Generative AI at Work: Gains, Gaps, and Governance
In many organizations, the promise of introducing advanced technologies centers on automation, cost reduction, and speed. However, empirical research suggests that a key factor in the success of new technologies is not only the capability of the machine but also how humans, systems, and technologies interconnect.

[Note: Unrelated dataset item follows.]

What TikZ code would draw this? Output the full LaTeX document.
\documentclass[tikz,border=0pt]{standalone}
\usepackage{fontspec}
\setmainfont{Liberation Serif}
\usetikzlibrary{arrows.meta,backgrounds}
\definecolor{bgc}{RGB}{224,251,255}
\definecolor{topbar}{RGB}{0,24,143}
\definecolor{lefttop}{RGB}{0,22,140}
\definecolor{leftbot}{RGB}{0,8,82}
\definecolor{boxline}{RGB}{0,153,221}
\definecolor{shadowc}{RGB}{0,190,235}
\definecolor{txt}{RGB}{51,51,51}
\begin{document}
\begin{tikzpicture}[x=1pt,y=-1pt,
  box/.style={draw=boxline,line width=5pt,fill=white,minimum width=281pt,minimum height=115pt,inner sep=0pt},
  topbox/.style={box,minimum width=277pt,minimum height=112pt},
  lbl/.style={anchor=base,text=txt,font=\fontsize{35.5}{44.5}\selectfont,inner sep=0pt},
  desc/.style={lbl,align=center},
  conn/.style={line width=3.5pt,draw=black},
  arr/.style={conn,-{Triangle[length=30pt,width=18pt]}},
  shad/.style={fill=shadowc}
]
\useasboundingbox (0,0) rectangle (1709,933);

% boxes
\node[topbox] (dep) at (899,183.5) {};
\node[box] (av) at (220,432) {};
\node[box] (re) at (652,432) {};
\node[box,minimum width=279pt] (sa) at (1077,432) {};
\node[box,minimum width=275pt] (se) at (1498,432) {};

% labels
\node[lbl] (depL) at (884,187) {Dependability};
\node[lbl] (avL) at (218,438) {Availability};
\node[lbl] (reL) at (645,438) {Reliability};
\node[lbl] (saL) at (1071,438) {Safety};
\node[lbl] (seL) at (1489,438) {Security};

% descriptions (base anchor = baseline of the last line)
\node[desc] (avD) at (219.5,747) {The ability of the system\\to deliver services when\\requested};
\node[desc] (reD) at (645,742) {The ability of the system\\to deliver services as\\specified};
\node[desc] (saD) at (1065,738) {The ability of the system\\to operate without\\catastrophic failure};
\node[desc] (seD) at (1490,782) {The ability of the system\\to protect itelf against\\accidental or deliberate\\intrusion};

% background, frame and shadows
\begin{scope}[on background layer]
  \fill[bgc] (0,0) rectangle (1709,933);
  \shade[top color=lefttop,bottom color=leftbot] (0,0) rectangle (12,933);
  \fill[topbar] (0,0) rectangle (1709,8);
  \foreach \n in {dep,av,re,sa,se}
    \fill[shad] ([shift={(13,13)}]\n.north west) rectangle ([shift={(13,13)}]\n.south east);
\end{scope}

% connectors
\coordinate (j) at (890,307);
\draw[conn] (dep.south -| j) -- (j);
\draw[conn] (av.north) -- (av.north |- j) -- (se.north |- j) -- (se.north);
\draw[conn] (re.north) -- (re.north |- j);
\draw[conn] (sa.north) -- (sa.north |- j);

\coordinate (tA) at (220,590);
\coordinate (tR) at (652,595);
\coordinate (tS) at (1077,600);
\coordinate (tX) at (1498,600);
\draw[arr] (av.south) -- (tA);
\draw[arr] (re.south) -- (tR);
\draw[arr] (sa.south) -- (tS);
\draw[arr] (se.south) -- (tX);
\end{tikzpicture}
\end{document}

A study by Brynjolfsson, Li, and Raymond titled “Generative AI at Work,” published in The Quarterly Journal of Economics, provides a rich case study that illustrates this point. The authors introduce the question of implementing AI technologies as follows:
"The emergence of generative artificial intelligence (AI) has attracted significant attention for its potential economic impact. Although various generative AI tools have performed well in laboratory settings, questions remain about their effectiveness in the real world, where they may encounter unfamiliar problems, face organizational resistance, or provide misleading information (Peng et al. 2023a; Roose 2023)."
The Study in Brief
They examined the implementation of a generative AI conversational assistant among 5,172 customer support agents “working for a Fortune 500 firm that sells business-process software.” Regarding the focus of their study, they write:
"We study the effect of generative AI on productivity and worker experience in the customer-service sector, an industry with one of the highest surveyed rates of AI adoption (…). The tool we study is built on Generative Pre-trained Transformer 3 (GPT-3), a member of the GPT family of large language models developed by OpenAI (OpenAI 2023). The AI system monitors customer chats and provides agents with real-time suggestions for how to respond. The AI system is designed to augment agents, who remain responsible for the conversation and are free to ignore or edit the AI’s suggestions."

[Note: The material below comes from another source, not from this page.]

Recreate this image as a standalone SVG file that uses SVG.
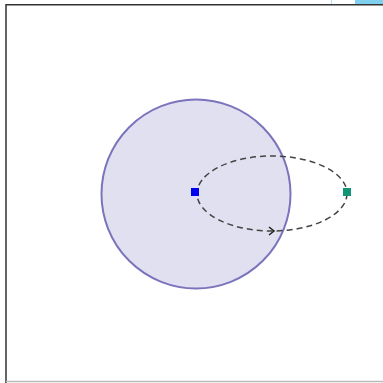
<svg xmlns="http://www.w3.org/2000/svg" width="383" height="383" viewBox="0 0 383 383">
<style>
.frame{fill:none;stroke:#333;stroke-width:1.5}
.orbit{fill:none;stroke:#444;stroke-width:1.5;stroke-dasharray:6 4}
</style>
<defs>
<marker id="arr" viewBox="0 0 10 10" refX="6" refY="5" markerWidth="10" markerHeight="10" orient="auto" markerUnits="userSpaceOnUse">
<path d="M1,1 L6,5 L1,9" fill="none" stroke="#222" stroke-width="1.5"/>
</marker>
</defs>
<rect width="383" height="383" fill="#fff"/>
<rect x="355" y="0" width="28" height="4" fill="#7fd0ee"/>
<line x1="331.5" y1="0" x2="331.5" y2="4" stroke="#aee0f4" stroke-width="1"/>
<path class="frame" d="M6,390 L6,4.75 L390,4.75"/>
<line x1="6" y1="381.5" x2="383" y2="381.5" stroke="#bbb" stroke-width="1.5"/>
<g id="body">
<circle cx="196" cy="194" r="94.5" fill="#e1e0f0" stroke="#7b74bd" stroke-width="2"/>
</g>
<g id="connectors">
<ellipse class="orbit" cx="272" cy="193.5" rx="75" ry="37.5"/>
<path d="M262,231 L274,231" fill="none" stroke="none" marker-end="url(#arr)"/>
</g>
<g id="center">
<rect x="191" y="188" width="8" height="8" fill="#0000ee"/>
</g>
<g id="satellite">
<rect x="343" y="188" width="8" height="8" fill="#139477"/>
</g>
</svg>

They found that access to the AI tool increased productivity, defined as issues resolved per hour, by approximately 15% on average. Importantly, the gains are not uniform: less experienced and lower-skilled agents show the largest relative improvements, whereas the most experienced / high-skilled agents show little change in productivity and small declines in quality. They explain:
"The gains accrue disproportionately to less experienced and lower-skill customer-support workers indicating that generative AI systems may be capable of capturing and disseminating the behaviors of the most productive agents."
Productivity Gains Are Heterogeneous
The broad headline — a 15% increase — is encouraging. However, a closer look at the study reveals that the gains are concentrated among workers with lower initial performance levels. For these workers, AI assistance acts as a knowledge and skills amplifier, helping them replicate the strategies of high-performing peers and speed up the learning process. The authors demonstrate that novices who received AI assistance from the beginning achieved the same output in two months as agents who had worked without AI assistance for more than six months.